Quand les éléphants s’invitent chez les hommes : le désespoir des villageois gabonais face à un conflit sans fin
Au Gabon, l’exaspération monte dans les villages confrontés à des incursions répétées d’éléphants de forêt détruisant leurs cultures et menaçant leur sécurité. Ce conflit homme-faune, rapporté par l’Agence France-Presse, reflète un dilemme complexe entre la conservation d’une espèce menacée et la survie des communautés locales.
Dans les villages reculés du Gabon, comme Bakoussou, les habitants vivent dans une peur constante des éléphants de forêt, ces géants qui ravagent plantations et moyens de subsistance.
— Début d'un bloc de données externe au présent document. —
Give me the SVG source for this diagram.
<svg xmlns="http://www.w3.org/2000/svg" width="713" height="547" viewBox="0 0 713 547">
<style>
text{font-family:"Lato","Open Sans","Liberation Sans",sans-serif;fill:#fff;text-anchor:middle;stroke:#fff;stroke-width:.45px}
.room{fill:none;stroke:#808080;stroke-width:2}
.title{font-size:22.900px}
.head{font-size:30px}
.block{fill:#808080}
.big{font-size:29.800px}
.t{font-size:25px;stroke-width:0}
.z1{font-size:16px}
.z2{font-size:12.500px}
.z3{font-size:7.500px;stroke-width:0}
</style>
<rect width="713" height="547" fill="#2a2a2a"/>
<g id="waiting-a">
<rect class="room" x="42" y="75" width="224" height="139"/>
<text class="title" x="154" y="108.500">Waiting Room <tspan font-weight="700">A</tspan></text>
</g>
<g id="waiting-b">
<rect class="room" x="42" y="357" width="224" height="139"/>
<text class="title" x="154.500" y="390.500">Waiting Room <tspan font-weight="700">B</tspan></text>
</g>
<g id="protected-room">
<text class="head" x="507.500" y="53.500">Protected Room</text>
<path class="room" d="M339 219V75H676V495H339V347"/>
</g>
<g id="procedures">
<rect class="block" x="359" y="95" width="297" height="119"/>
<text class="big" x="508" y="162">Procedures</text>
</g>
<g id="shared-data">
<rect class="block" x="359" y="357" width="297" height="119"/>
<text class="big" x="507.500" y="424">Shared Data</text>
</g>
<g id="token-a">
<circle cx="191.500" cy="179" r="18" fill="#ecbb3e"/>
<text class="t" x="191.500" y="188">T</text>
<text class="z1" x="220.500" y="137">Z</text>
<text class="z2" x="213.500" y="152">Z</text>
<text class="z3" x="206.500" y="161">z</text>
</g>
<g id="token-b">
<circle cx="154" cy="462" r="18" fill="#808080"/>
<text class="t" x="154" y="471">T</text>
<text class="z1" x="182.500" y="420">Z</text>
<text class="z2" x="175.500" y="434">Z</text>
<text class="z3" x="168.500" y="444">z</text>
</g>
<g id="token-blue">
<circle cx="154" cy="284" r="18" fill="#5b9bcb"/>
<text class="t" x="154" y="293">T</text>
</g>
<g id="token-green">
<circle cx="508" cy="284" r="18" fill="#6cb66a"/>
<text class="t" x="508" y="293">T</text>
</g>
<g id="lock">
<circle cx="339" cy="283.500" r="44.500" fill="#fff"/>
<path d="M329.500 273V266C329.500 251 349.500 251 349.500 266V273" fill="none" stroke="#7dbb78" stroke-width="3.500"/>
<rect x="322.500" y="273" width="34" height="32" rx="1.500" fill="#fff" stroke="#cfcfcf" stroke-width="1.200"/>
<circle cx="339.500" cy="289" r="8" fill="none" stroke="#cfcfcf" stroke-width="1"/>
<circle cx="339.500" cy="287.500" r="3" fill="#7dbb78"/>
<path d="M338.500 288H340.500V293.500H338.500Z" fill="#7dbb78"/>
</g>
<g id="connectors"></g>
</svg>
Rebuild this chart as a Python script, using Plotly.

Kévin Balondoboka, habitant du village, résume le désespoir ambiant : «La solution pour dégager les pachydermes, c’est de les abattre.»
Les récits se ressemblent : des récoltes dévastées, des enfants et des femmes effrayés sur les routes, et des champs autrefois fertiles désormais envahis. «Nous subvenons aux besoins de nos enfants à travers l’agriculture. Maintenant que cette agriculture est au bénéfice de l’éléphant, que va-t-on devenir ? », déplore Viviane Métolo, également résidente de Bakoussou.
Les chiffres sont parlants : le Gabon, avec ses 95 000 éléphants et une population humaine de seulement deux millions d’habitants, est surnommé «le refuge des éléphants de forêt». Pourtant, cette cohabitation forcée semble de plus en plus difficile, comme le souligne Aimé Serge Mibambani Ndimba, haut-fonctionnaire au ministère de l’Environnement : «Le conflit homme-faune aujourd’hui est permanent, et les dévastations s’étendent du nord au sud, de l’est à l’ouest.»
Pourquoi ces pachydermes s’approchent-ils des villages ?
L’explication est multifactorielle, selon le Dr Léa Larissa Moukagni, responsable du programme «conflit homme-faune» à l’Agence nationale des parcs nationaux (ANPN). Le changement climatique, la réduction des ressources alimentaires dans les forêts profondes, le braconnage et l’exploitation humaine des terres contribuent à ce phénomène. «Scientifiquement, il est prouvé qu’il y a plus d’éléphants qu’avant», ajoute-t-elle.
Des solutions, comme l’installation de clôtures électriques, sont en cours d’expérimentation. Ces dispositifs visent à repousser les éléphants sans leur nuire, en créant une barrière psychologique. Mais les résultats tardent à se faire sentir, laissant les villageois dans une détresse croissante.
Concilier conservation et survie humaine : un défi colossal
Le Gabon porte une responsabilité unique. En tant que gardien de la plus grande population d’éléphants de forêt d’Afrique centrale, le pays joue un rôle clé dans la biodiversité mondiale. Ces animaux, qualifiés de «jardiniers des forêts», participent activement à la régénération des forêts du bassin du Congo, essentielles pour l’absorption de carbone.
Mais cette priorité à la conservation, prônée par le précédent gouvernement, a été remise en question par le président de transition, le général Brice Oligui Nguema. En décembre 2023, il a surpris en déclarant ouvertement soutenir les populations affectées : «Je vous autorise à abattre ces éléphants (…) Je suis un humaniste», a-t-il affirmé, tout en annonçant la libération des personnes emprisonnées pour avoir tué ces animaux en situation de légitime défense.
Cependant, cette déclaration a suscité des interprétations divergentes. «Lorsque le président avait dit abattez-les, il faisait allusion à la légitime défense prévue par la loi», précise Jérémy Mapangou, juriste à l’ONG Conservation Justice.
Vers une solution durable ?
Le ministère de l’Environnement insiste sur la nécessité d’un équilibre entre protection de la faune et bien-être des populations. Aimé Serge Mibambani Ndimba lance un appel à la communauté internationale : «Il faut apporter de l’aide au Gabon pour qu’on n’arrive pas à des situations où les populations se soulèvent et veuillent se faire justice. Sinon, des têtes d’éléphants vont tomber.»
Face à ce défi, une chose est certaine : la coexistence pacifique entre humains et éléphants au Gabon nécessite des mesures urgentes et innovantes, impliquant autant les gouvernements que les communautés locales et les partenaires internationaux.